The GAO analysis began with the interpretation of the relevant statute. For GAO and other decision makers when conducting statutory interpretation, they start with an analysis of the language in the law – does it provide an unambiguous expression of the intent of Congress? If so, the analysis ends there because the unambiguous intent of Congress must be given effect. (citations omitted) If, however, the statute is silent or ambiguous with respect to the specific issue, the decision maker will turn to the interpretation given to the statute by an agency responsible for administering the law; in this case DOD (citations omitted). Generally if the agency has interpreted ambiguous provision of the statute through a process of rulemaking or adjudication, the decision maker will provide great deference to that interpretation unless the resulting regulation or ruling is procedurally defective, arbitrary, or capricious in substance, or manifestly contrary to the statute. (citations omitted) On the other hand, where the agency’s position reflects an informal interpretation, deference is not warranted; in these cases, the agency’s interpretation is “entitled to respect” only to the extent it has the “power to persuade.” (citations omitted) The weight given to an interpretation under this lesser standard depends “upon the thoroughness evident in its consideration, the validity of its reasoning, its consistency with earlier and later pronouncements, and all those factors which give it power to persuade.”

So in a nutshell, and these rules apply whenever statutory or regulatory interpretation is required to resolve a dispute, if agencies follow a formal process of rulemaking/interpretation under authority granted to them by Congress then the courts and boards will generally follow that interpretation. If the interpretation is merely advisory, or informal in its creation, it is provided much less deference, but is given weight to the degree it makes sense and is persuasive. These are good rules to remember when reading laws or regulations.
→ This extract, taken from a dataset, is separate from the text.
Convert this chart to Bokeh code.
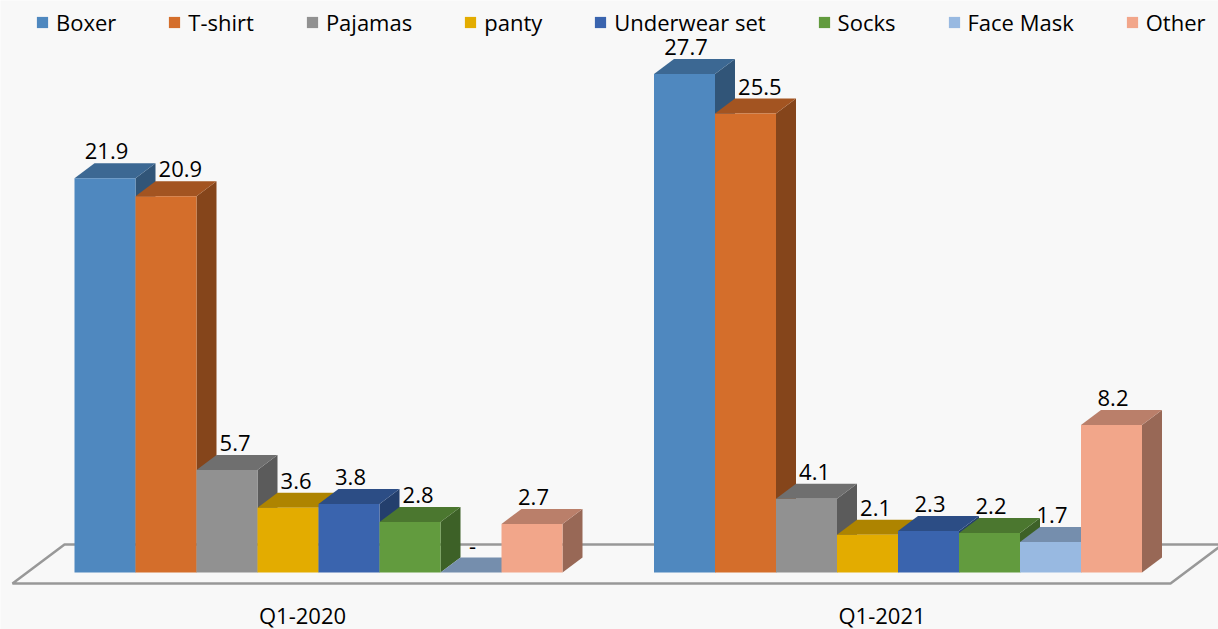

Another rule of statutory interpretation cited by GAO is the rule that “[a] statute is passed as a whole and not in parts or sections and is animated by one general purpose and intent. Consequently, each part or section should be construed in connection with every other part or section as to produce a harmonious whole.” (citations omitted).

In this case, GAO determined that the timing of the update was proper, and even though a determination had been made that FPI had a greater than 5% market share for these products, the formal publication provided for 30 days to become effective. Thus the procurement from FPI under a non-competitive acquisition was proper.

So there are two lessons to consider here. If you compete with FPI, you will not have an opportunity to sell to the government unless and until FPI reaches a 5% market share. You might make your product commercially unique in a way that meets a government need, but is not copied by FPI. Intellectual property protection might be one way to do this. Second, this GAO opinion provides some excellent guidance on how adjudicative bodies interpret statutes and regulations. As confusing as they may be sometimes, these are standard rules of interpretation. Given the number of regulations and statutes that are involved in government procurement, these rules are worth remembering and applying.